__Dataset content__

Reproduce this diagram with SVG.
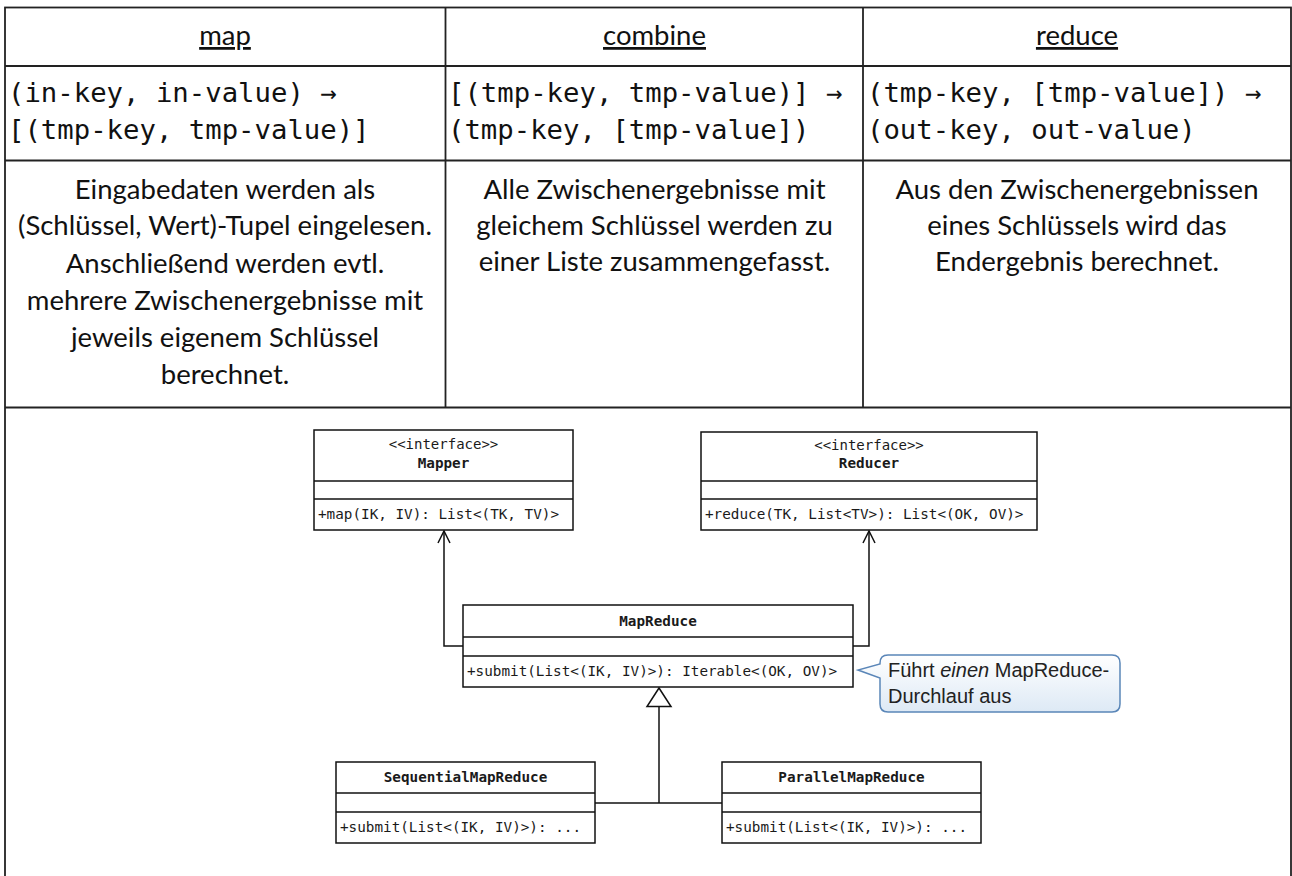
<svg xmlns="http://www.w3.org/2000/svg" width="1292" height="876" viewBox="0 0 1292 876">
<defs>
<style>
.grid{stroke:#222;stroke-width:1.8;fill:none}
.hdr{font-family:Lato,"Liberation Sans",sans-serif;font-size:27.5px;fill:#111;text-anchor:middle;text-decoration:underline}
.code{font-family:"DejaVu Sans Mono",monospace;font-size:27.3px;fill:#111}
.body{font-family:Lato,"Liberation Sans",sans-serif;font-size:27.5px;fill:#111;text-anchor:middle}
.box{fill:#fff;stroke:#111;stroke-width:1.5}
.sep{stroke:#111;stroke-width:1.5}
.um{font-family:"DejaVu Sans Mono",monospace;font-size:14.3px;fill:#1a1a1a}
.umc{font-family:"DejaVu Sans Mono",monospace;font-size:14px;fill:#1a1a1a;text-anchor:middle}
.umb{font-family:"DejaVu Sans Mono",monospace;font-size:14.3px;fill:#1a1a1a;text-anchor:middle;font-weight:bold}
.conn{stroke:#111;stroke-width:1.5;fill:none}
.note{font-family:"Liberation Sans",Arial,sans-serif;font-size:20px;fill:#222}
</style>
<marker id="open" viewBox="0 0 14 14" refX="7" refY="1" markerWidth="14" markerHeight="14" markerUnits="userSpaceOnUse" orient="0">
<path d="M1,13 L7,1 L13,13" fill="none" stroke="#111" stroke-width="1.5"/>
</marker>
<linearGradient id="ng" x1="0" y1="0" x2="0" y2="1">
<stop offset="0" stop-color="#ffffff"/>
<stop offset="1" stop-color="#dde9f5"/>
</linearGradient>
</defs>
<rect width="1292" height="876" fill="#fff"/>
<g id="table">
<rect class="grid" x="5" y="7.5" width="1286" height="900"/>
<line class="grid" x1="5" y1="66" x2="1291" y2="66"/>
<line class="grid" x1="5" y1="160.5" x2="1291" y2="160.5"/>
<line class="grid" x1="5" y1="407.5" x2="1291" y2="407.5"/>
<line class="grid" x1="445.5" y1="7.5" x2="445.5" y2="407.5"/>
<line class="grid" x1="863" y1="7.5" x2="863" y2="407.5"/>
<text class="hdr" x="225" y="45">map</text>
<text class="hdr" x="654.5" y="45">combine</text>
<text class="hdr" x="1077" y="45">reduce</text>
<text class="code" x="8" y="102">(in-key, in-value) →</text>
<text class="code" x="8" y="139">[(tmp-key, tmp-value)]</text>
<text class="code" x="448" y="102">[(tmp-key, tmp-value)] →</text>
<text class="code" x="448" y="139">(tmp-key, [tmp-value])</text>
<text class="code" x="867" y="102">(tmp-key, [tmp-value]) →</text>
<text class="code" x="867" y="139">(out-key, out-value)</text>
<text class="body" x="225" y="199">Eingabedaten werden als</text>
<text class="body" x="225" y="235">(Schlüssel, Wert)-Tupel eingelesen.</text>
<text class="body" x="225" y="273">Anschließend werden evtl.</text>
<text class="body" x="225" y="310">mehrere Zwischenergebnisse mit</text>
<text class="body" x="225" y="347">jeweils eigenem Schlüssel</text>
<text class="body" x="225" y="384">berechnet.</text>
<text class="body" x="654.5" y="199">Alle Zwischenergebnisse mit</text>
<text class="body" x="654.5" y="235">gleichem Schlüssel werden zu</text>
<text class="body" x="654.5" y="271">einer Liste zusammengefasst.</text>
<text class="body" x="1077" y="199">Aus den Zwischenergebnissen</text>
<text class="body" x="1077" y="235">eines Schlüssels wird das</text>
<text class="body" x="1077" y="271">Endergebnis berechnet.</text>
</g>
<g id="connectors">
<path class="conn" d="M463,646 H444 V531" marker-end="url(#open)"/>
<path class="conn" d="M853,646 H869 V531" marker-end="url(#open)"/>
<path class="conn" d="M659,803 V707"/>
<polygon points="659,688 647,706.5 671,706.5" fill="#fff" stroke="#111" stroke-width="1.5"/>
<path class="conn" d="M595,803 H722"/>
</g>
<g id="mapper">
<rect class="box" x="314" y="430" width="259" height="100"/>
<line class="sep" x1="314" y1="481" x2="573" y2="481"/>
<line class="sep" x1="314" y1="499" x2="573" y2="499"/>
<text class="umc" x="443.5" y="449">&lt;&lt;interface&gt;&gt;</text>
<text class="umb" x="443.5" y="468">Mapper</text>
<text class="um" x="318" y="519">+map(IK, IV): List&lt;(TK, TV)&gt;</text>
</g>
<g id="reducer">
<rect class="box" x="701" y="432" width="336" height="98"/>
<line class="sep" x1="701" y1="481" x2="1037" y2="481"/>
<line class="sep" x1="701" y1="499" x2="1037" y2="499"/>
<text class="umc" x="869" y="450">&lt;&lt;interface&gt;&gt;</text>
<text class="umb" x="869" y="468">Reducer</text>
<text class="um" x="705" y="519">+reduce(TK, List&lt;TV&gt;): List&lt;(OK, OV)&gt;</text>
</g>
<g id="mapreduce">
<rect class="box" x="463" y="605" width="390" height="82"/>
<line class="sep" x1="463" y1="637" x2="853" y2="637"/>
<line class="sep" x1="463" y1="656" x2="853" y2="656"/>
<text class="umb" x="658" y="626">MapReduce</text>
<text class="um" x="467" y="676">+submit(List&lt;(IK, IV)&gt;): Iterable&lt;(OK, OV)&gt;</text>
</g>
<g id="note">
<path d="M888,655 H1112 Q1120,655 1120,663 V704 Q1120,712 1112,712 H888 Q880,712 880,704 V678 L858,670 L880,664 V663 Q880,655 888,655 Z" fill="url(#ng)" stroke="#5a86b8" stroke-width="1.5"/>
<text class="note" x="888" y="677">Führt <tspan font-style="italic">einen</tspan> MapReduce-</text>
<text class="note" x="888" y="703">Durchlauf aus</text>
</g>
<g id="sequential">
<rect class="box" x="336" y="762" width="259" height="81"/>
<line class="sep" x1="336" y1="793" x2="595" y2="793"/>
<line class="sep" x1="336" y1="812" x2="595" y2="812"/>
<text class="umb" x="465.5" y="782">SequentialMapReduce</text>
<text class="um" x="340" y="832">+submit(List&lt;(IK, IV)&gt;): ...</text>
</g>
<g id="parallel">
<rect class="box" x="722" y="762" width="259" height="81"/>
<line class="sep" x1="722" y1="793" x2="981" y2="793"/>
<line class="sep" x1="722" y1="812" x2="981" y2="812"/>
<text class="umb" x="851.5" y="782">ParallelMapReduce</text>
<text class="um" x="726" y="832">+submit(List&lt;(IK, IV)&gt;): ...</text>
</g>
</svg>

__Exercise task__
Output the lines above in full and exactly as given, omitting any pictures.

__Exercise output__
Reproduce this diagram with SVG.
<svg xmlns="http://www.w3.org/2000/svg" width="1292" height="876" viewBox="0 0 1292 876">
<defs>
<style>
.grid{stroke:#222;stroke-width:1.8;fill:none}
.hdr{font-family:Lato,"Liberation Sans",sans-serif;font-size:27.5px;fill:#111;text-anchor:middle;text-decoration:underline}
.code{font-family:"DejaVu Sans Mono",monospace;font-size:27.3px;fill:#111}
.body{font-family:Lato,"Liberation Sans",sans-serif;font-size:27.5px;fill:#111;text-anchor:middle}
.box{fill:#fff;stroke:#111;stroke-width:1.5}
.sep{stroke:#111;stroke-width:1.5}
.um{font-family:"DejaVu Sans Mono",monospace;font-size:14.3px;fill:#1a1a1a}
.umc{font-family:"DejaVu Sans Mono",monospace;font-size:14px;fill:#1a1a1a;text-anchor:middle}
.umb{font-family:"DejaVu Sans Mono",monospace;font-size:14.3px;fill:#1a1a1a;text-anchor:middle;font-weight:bold}
.conn{stroke:#111;stroke-width:1.5;fill:none}
.note{font-family:"Liberation Sans",Arial,sans-serif;font-size:20px;fill:#222}
</style>
<marker id="open" viewBox="0 0 14 14" refX="7" refY="1" markerWidth="14" markerHeight="14" markerUnits="userSpaceOnUse" orient="0">
<path d="M1,13 L7,1 L13,13" fill="none" stroke="#111" stroke-width="1.5"/>
</marker>
<linearGradient id="ng" x1="0" y1="0" x2="0" y2="1">
<stop offset="0" stop-color="#ffffff"/>
<stop offset="1" stop-color="#dde9f5"/>
</linearGradient>
</defs>
<rect width="1292" height="876" fill="#fff"/>
<g id="table">
<rect class="grid" x="5" y="7.5" width="1286" height="900"/>
<line class="grid" x1="5" y1="66" x2="1291" y2="66"/>
<line class="grid" x1="5" y1="160.5" x2="1291" y2="160.5"/>
<line class="grid" x1="5" y1="407.5" x2="1291" y2="407.5"/>
<line class="grid" x1="445.5" y1="7.5" x2="445.5" y2="407.5"/>
<line class="grid" x1="863" y1="7.5" x2="863" y2="407.5"/>
<text class="hdr" x="225" y="45">map</text>
<text class="hdr" x="654.5" y="45">combine</text>
<text class="hdr" x="1077" y="45">reduce</text>
<text class="code" x="8" y="102">(in-key, in-value) →</text>
<text class="code" x="8" y="139">[(tmp-key, tmp-value)]</text>
<text class="code" x="448" y="102">[(tmp-key, tmp-value)] →</text>
<text class="code" x="448" y="139">(tmp-key, [tmp-value])</text>
<text class="code" x="867" y="102">(tmp-key, [tmp-value]) →</text>
<text class="code" x="867" y="139">(out-key, out-value)</text>
<text class="body" x="225" y="199">Eingabedaten werden als</text>
<text class="body" x="225" y="235">(Schlüssel, Wert)-Tupel eingelesen.</text>
<text class="body" x="225" y="273">Anschließend werden evtl.</text>
<text class="body" x="225" y="310">mehrere Zwischenergebnisse mit</text>
<text class="body" x="225" y="347">jeweils eigenem Schlüssel</text>
<text class="body" x="225" y="384">berechnet.</text>
<text class="body" x="654.5" y="199">Alle Zwischenergebnisse mit</text>
<text class="body" x="654.5" y="235">gleichem Schlüssel werden zu</text>
<text class="body" x="654.5" y="271">einer Liste zusammengefasst.</text>
<text class="body" x="1077" y="199">Aus den Zwischenergebnissen</text>
<text class="body" x="1077" y="235">eines Schlüssels wird das</text>
<text class="body" x="1077" y="271">Endergebnis berechnet.</text>
</g>
<g id="connectors">
<path class="conn" d="M463,646 H444 V531" marker-end="url(#open)"/>
<path class="conn" d="M853,646 H869 V531" marker-end="url(#open)"/>
<path class="conn" d="M659,803 V707"/>
<polygon points="659,688 647,706.5 671,706.5" fill="#fff" stroke="#111" stroke-width="1.5"/>
<path class="conn" d="M595,803 H722"/>
</g>
<g id="mapper">
<rect class="box" x="314" y="430" width="259" height="100"/>
<line class="sep" x1="314" y1="481" x2="573" y2="481"/>
<line class="sep" x1="314" y1="499" x2="573" y2="499"/>
<text class="umc" x="443.5" y="449">&lt;&lt;interface&gt;&gt;</text>
<text class="umb" x="443.5" y="468">Mapper</text>
<text class="um" x="318" y="519">+map(IK, IV): List&lt;(TK, TV)&gt;</text>
</g>
<g id="reducer">
<rect class="box" x="701" y="432" width="336" height="98"/>
<line class="sep" x1="701" y1="481" x2="1037" y2="481"/>
<line class="sep" x1="701" y1="499" x2="1037" y2="499"/>
<text class="umc" x="869" y="450">&lt;&lt;interface&gt;&gt;</text>
<text class="umb" x="869" y="468">Reducer</text>
<text class="um" x="705" y="519">+reduce(TK, List&lt;TV&gt;): List&lt;(OK, OV)&gt;</text>
</g>
<g id="mapreduce">
<rect class="box" x="463" y="605" width="390" height="82"/>
<line class="sep" x1="463" y1="637" x2="853" y2="637"/>
<line class="sep" x1="463" y1="656" x2="853" y2="656"/>
<text class="umb" x="658" y="626">MapReduce</text>
<text class="um" x="467" y="676">+submit(List&lt;(IK, IV)&gt;): Iterable&lt;(OK, OV)&gt;</text>
</g>
<g id="note">
<path d="M888,655 H1112 Q1120,655 1120,663 V704 Q1120,712 1112,712 H888 Q880,712 880,704 V678 L858,670 L880,664 V663 Q880,655 888,655 Z" fill="url(#ng)" stroke="#5a86b8" stroke-width="1.5"/>
<text class="note" x="888" y="677">Führt <tspan font-style="italic">einen</tspan> MapReduce-</text>
<text class="note" x="888" y="703">Durchlauf aus</text>
</g>
<g id="sequential">
<rect class="box" x="336" y="762" width="259" height="81"/>
<line class="sep" x1="336" y1="793" x2="595" y2="793"/>
<line class="sep" x1="336" y1="812" x2="595" y2="812"/>
<text class="umb" x="465.5" y="782">SequentialMapReduce</text>
<text class="um" x="340" y="832">+submit(List&lt;(IK, IV)&gt;): ...</text>
</g>
<g id="parallel">
<rect class="box" x="722" y="762" width="259" height="81"/>
<line class="sep" x1="722" y1="793" x2="981" y2="793"/>
<line class="sep" x1="722" y1="812" x2="981" y2="812"/>
<text class="umb" x="851.5" y="782">ParallelMapReduce</text>
<text class="um" x="726" y="832">+submit(List&lt;(IK, IV)&gt;): ...</text>
</g>
</svg>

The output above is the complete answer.